A new methodology for local cross-correlation between two nonstationary time series

Abstract

To measure the degree of local cross-correlation between two nonstationary time series, a new approach with a locally weighted Pearson correlation coefficient based on a simple locally weighted linear regression model was proposed. In this approach, a Gaussian decay-based function is selected as a weighting function. An appropriate bandwidth is selected using an alternative criterion. Some factors influencing the local cross-correlation degree, including long-range exponent estimated by means of a detrended fluctuation analysis (DFA) and seasonal change in the series, are discussed. Artificial and real-world datasets are analyzed. The results show that the proposed method can measure the degree of a locally intrinsic cross-correlation between two series. The contribution of this locally intrinsic cross-correlation is attributed to original input excitation sources and DFA scaling exponents.
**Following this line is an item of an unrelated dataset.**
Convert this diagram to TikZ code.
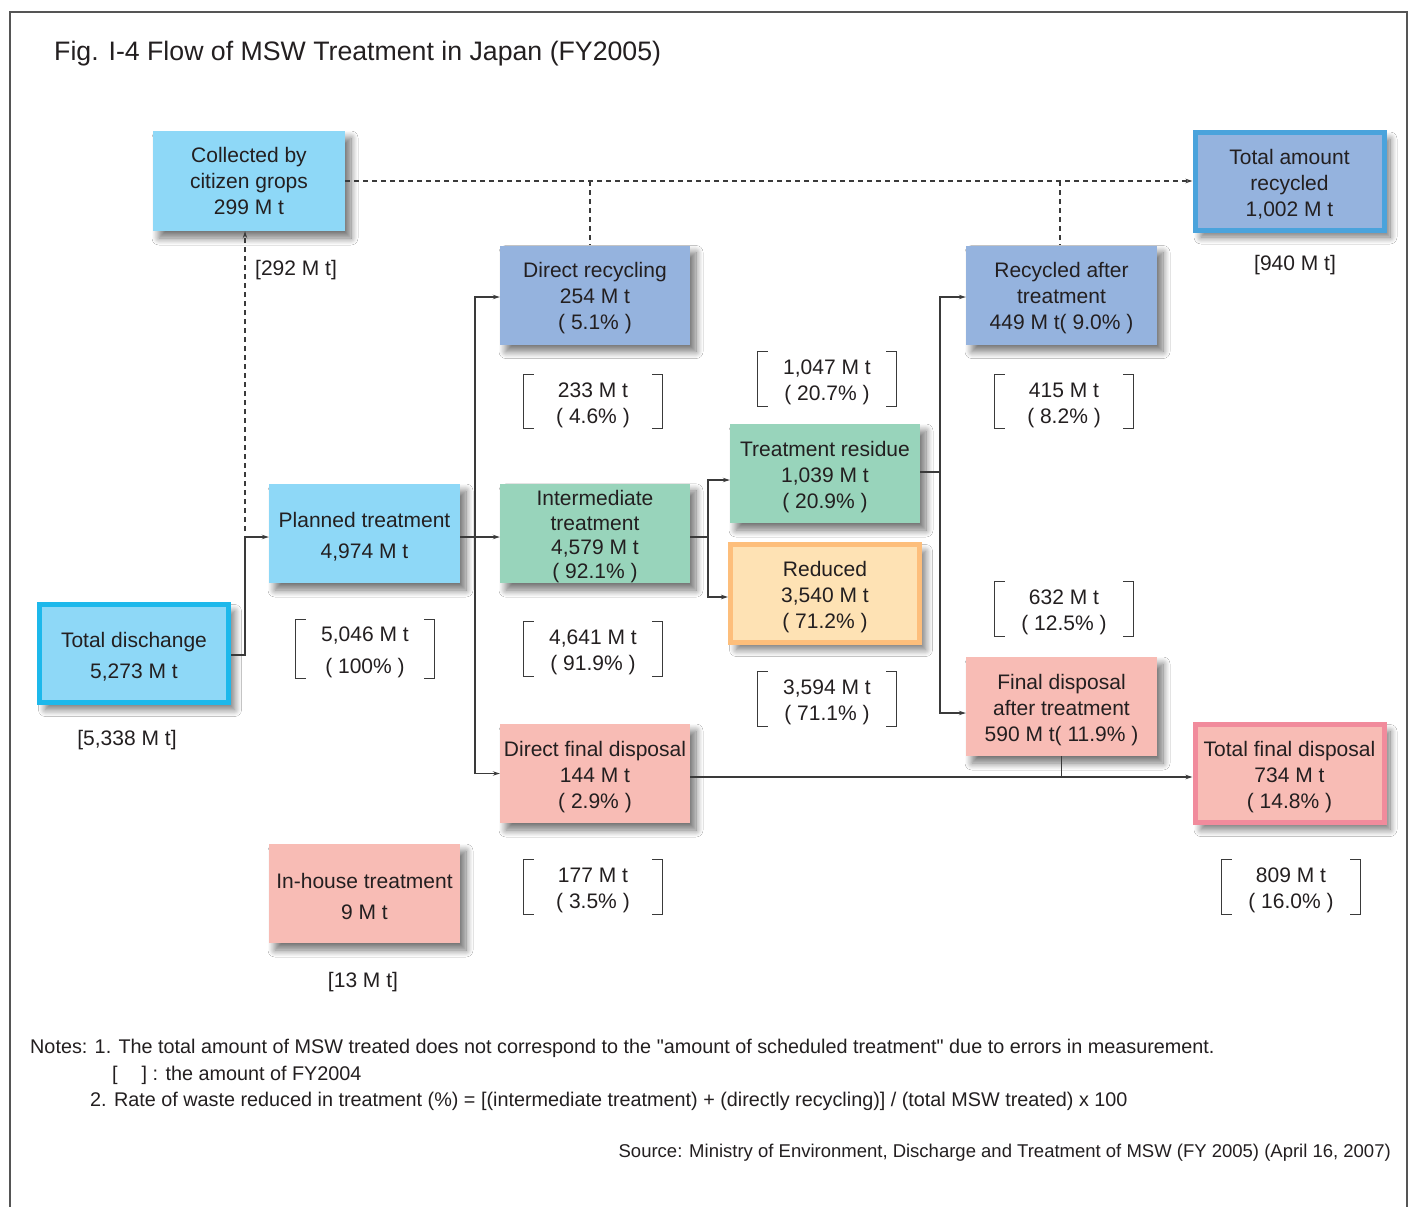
\documentclass[tikz,border=0pt]{standalone}
\usepackage{fontspec}
\setmainfont{Liberation Sans}
\usetikzlibrary{arrows.meta,shadows.blur}
\definecolor{txt}{HTML}{231F20}
\definecolor{lblue}{HTML}{8ED8F7}
\definecolor{sblue}{HTML}{95B3DE}
\definecolor{mint}{HTML}{98D4BB}
\definecolor{peach}{HTML}{FEE2B4}
\definecolor{peachB}{HTML}{FDBE7B}
\definecolor{pink}{HTML}{F8BCB5}
\definecolor{pinkB}{HTML}{F18B9C}
\definecolor{cyanB}{HTML}{1DB8EB}
\definecolor{blueB}{HTML}{4AA3DC}
\definecolor{frame}{HTML}{555555}
\definecolor{lin}{HTML}{3A3A3A}
\newcommand\ts{\rule{0pt}{22pt}}
\newcommand\qq{\XeTeXglyph\XeTeXcharglyph"22\relax}
\tikzset{
  box/.style={rectangle, inner sep=0pt, align=center, text=txt,
    minimum width=190pt, minimum height=99pt,
    font=\fontsize{21}{26}\selectfont,
    blur shadow={shadow blur steps=12, shadow xshift=6pt, shadow yshift=-7pt, shadow blur radius=7pt, shadow opacity=55}},
  two/.style={font=\fontsize{21}{31}\selectfont},
  thickb/.style={line width=5pt, minimum width=189pt, minimum height=98pt},
  brk/.style={rectangle, inner sep=0pt, align=center, text=txt,
    minimum width=138pt, minimum height=54pt, font=\fontsize{21}{26}\selectfont},
  lbl/.style={inner sep=0pt, text=txt, font=\fontsize{21}{24}\selectfont},
  arr/.style={draw=lin, line width=1.1pt, -{Stealth[length=7pt,width=4.5pt]}},
  ln/.style={draw=lin, line width=1.1pt},
  dsh/.style={draw=lin, line width=1.1pt, dash pattern=on 5pt off 4pt},
  brline/.style={draw=lin, line width=1pt},
  note/.style={inner sep=0pt, text=txt, font=\fontsize{19.8}{22}\selectfont},
}
\newcommand\brackets[1]{%
  \draw[brline] ([xshift=10pt]#1.north west) -- (#1.north west) -- (#1.south west) -- ([xshift=10pt]#1.south west);
  \draw[brline] ([xshift=-10pt]#1.north east) -- (#1.north east) -- (#1.south east) -- ([xshift=-10pt]#1.south east);}
\begin{document}
\begin{tikzpicture}[x=1pt,y=-1pt]
\useasboundingbox (0,0) rectangle (1411,1207);
\fill[white] (0,0) rectangle (1411,1207);
% frame
\draw[frame, line width=1.4pt] (10,1207) -- (10,12) -- (1407,12) -- (1407,1207);
% title
\node[anchor=west, inner sep=0pt, text=txt, font=\fontsize{26.7}{30}\selectfont] (title) at (54,54) {Fig. I-4 Flow of MSW Treatment in Japan (FY2005)};

% boxes
\node[box, fill=lblue, minimum width=192pt, minimum height=100pt] (CG) at (249,181) {Collected by\\citizen grops\\299 M t};
\node[box, thickb, fill=sblue, draw=blueB] (TAR) at (1289.5,181) {\ts Total amount\\recycled\\1,002 M t};
\node[box, fill=sblue] (DR) at (595,295) {\ts Direct recycling\\254 M t\\( 5.1\% )};
\node[box, fill=sblue, minimum width=191pt] (RA) at (1061.5,295) {\ts Recycled after\\treatment\\449 M t( 9.0\% )};
\node[box, fill=mint] (TR) at (825,473.5) {\ts Treatment residue\\1,039 M t\\( 20.9\% )};
\node[box, fill=mint, font=\fontsize{21}{24.3}\selectfont] (IT) at (595,533.5) {\ts Intermediate\\treatment\\4,579 M t\\( 92.1\% )};
\node[box, two, fill=lblue, minimum width=191pt] (PT) at (364.5,533.5) {\ts Planned treatment\\4,974 M t};
\node[box, thickb, fill=peach, draw=peachB] (RD) at (825,593.5) {\ts Reduced\\3,540 M t\\( 71.2\% )};
\node[box, thickb, two, fill=lblue, draw=cyanB] (TD) at (134,653.5) {\ts Total dischange\\5,273 M t};
\node[box, fill=pink, minimum width=191pt] (FA) at (1061.5,706.5) {\ts Final disposal\\after treatment\\590 M t( 11.9\% )};
\node[box, thickb, fill=pink, draw=pinkB] (TFD) at (1289.5,773.5) {\ts Total final disposal\\734 M t\\( 14.8\% )};
\node[box, fill=pink] (DF) at (595,773.5) {\ts Direct final disposal\\144 M t\\( 2.9\% )};
\node[box, two, fill=pink, minimum width=191pt] (IH) at (364.5,893.5) {\ts In-house treatment\\9 M t};

% previous-year labels
\node[lbl, anchor=west] (p292) at (255,270) {[292 M t]};
\node[lbl] (p940) at (1295,265) {[940 M t]};
\node[lbl] (p5338) at (127,740) {[5,338 M t]};
\node[lbl] (p13) at (363,982) {[13 M t]};

% bracketed values
\node[brk] (b233) at (593,401.5) {\ts 233 M t\\( 4.6\% )};
\node[brk] (b1047) at (827,379) {\ts 1,047 M t\\( 20.7\% )};
\node[brk] (b415) at (1064,401.5) {\ts 415 M t\\( 8.2\% )};
\node[brk, font=\fontsize{21}{32}\selectfont] (b5046) at (365,649) {\ts 5,046 M t\\( 100\% )};
\node[brk] (b4641) at (593,649) {\ts 4,641 M t\\( 91.9\% )};
\node[brk] (b632) at (1064,609) {\ts 632 M t\\( 12.5\% )};
\node[brk] (b3594) at (827,699) {\ts 3,594 M t\\( 71.1\% )};
\node[brk] (b177) at (593,887) {\ts 177 M t\\( 3.5\% )};
\node[brk] (b809) at (1291,887) {\ts 809 M t\\( 16.0\% )};
\brackets{b233}\brackets{b1047}\brackets{b415}\brackets{b5046}\brackets{b4641}
\brackets{b632}\brackets{b3594}\brackets{b177}\brackets{b809}

% junction coordinates
\coordinate (j1) at (245,537);
\coordinate (v1) at (475,537);
\coordinate (v2) at (708,537);
\coordinate (v3) at (940,472);
\coordinate (d1) at (590,181);
\coordinate (d1b) at (590,245);
\coordinate (d2) at (1060,181);
\coordinate (tdE) at ([yshift=-1.5pt]TD.east);
\coordinate (ptW) at ([yshift=-3.5pt]PT.west);
\coordinate (ptE) at ([yshift=-3.5pt]PT.east);
\coordinate (itW) at ([yshift=-3.5pt]IT.west);
\coordinate (itE) at ([yshift=-3.5pt]IT.east);
\coordinate (drW) at ([yshift=-2pt]DR.west);
\coordinate (raW) at ([yshift=-2pt]RA.west);
\coordinate (trW) at ([yshift=-6.5pt]TR.west);
\coordinate (trE) at ([yshift=1.5pt]TR.east);
\coordinate (rdW) at ([yshift=-3.5pt]RD.west);
\coordinate (faW) at ([yshift=-6.5pt]FA.west);
\coordinate (dfW) at (DF.west);
\coordinate (dfE) at ([yshift=-3.5pt]DF.east);
\coordinate (tfW) at ([yshift=-3.5pt]TFD.west);

% connectors
\draw[arr] (tdE) -- (tdE -| j1) -- (j1) -- (ptW);
\draw[dsh, -{Stealth[length=7pt,width=4.5pt]}] ([yshift=6pt]j1) -- (j1 |- CG.south);
\draw[dsh, -{Stealth[length=7pt,width=4.5pt]}] (CG.east) -- (TAR.west);
\draw[dsh] (d1) -- (d1b);
\draw[dsh] (d2) -- (d2 |- RA.north);
\draw[arr] (ptE) -- (itW);
\draw[arr] (v1) |- (drW);
\draw[arr] (v1) |- (dfW);
\draw[ln] (itE) -- (v2);
\draw[arr] (v2) |- (trW);
\draw[arr] (v2) |- (rdW);
\draw[ln] (trE) -- (v3);
\draw[arr] (v3) |- (raW);
\draw[arr] (v3) |- (faW);
\draw[arr] (dfE) -- (tfW);
\draw[ln] (FA.south) -- (FA.south |- dfE);

% notes
\node[note, anchor=west] (n1) at (30,1048) {Notes: 1. The total amount of MSW treated does not correspond to the \qq amount of scheduled treatment\qq\ due to errors in measurement.};
\node[note, anchor=west] (n2) at (112,1075) {[\hspace{24pt}] : the amount of FY2004};
\node[note, anchor=west] (n3) at (90,1101) {2. Rate of waste reduced in treatment (\%) = [(intermediate treatment) + (directly recycling)] / (total MSW treated) x 100};
\node[note, anchor=east, font=\fontsize{18.5}{22}\selectfont] (src) at (1391,1153) {Source: Ministry of Environment, Discharge and Treatment of MSW (FY 2005) (April 16, 2007)};
\end{tikzpicture}
\end{document}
The effects of seasonal change with a high-frequency in the series on a locally intrinsic cross-correlation are significant. The effects of a low-frequency seasonal change are insignificant. A positive local cross-correlation between a synchronous wind speed and air pollution index series in Nanjing, China is observed, which is related to externally imported air pollution sources. Consistent results are obtained by comparing the new method with the detrended cross-correlation coefficientρDCCA. Therefore, the proposed approach is reliable, reasonable, and applicable, and can examine the degree of the local intrinsic cross-correlation between two nonstationary time series.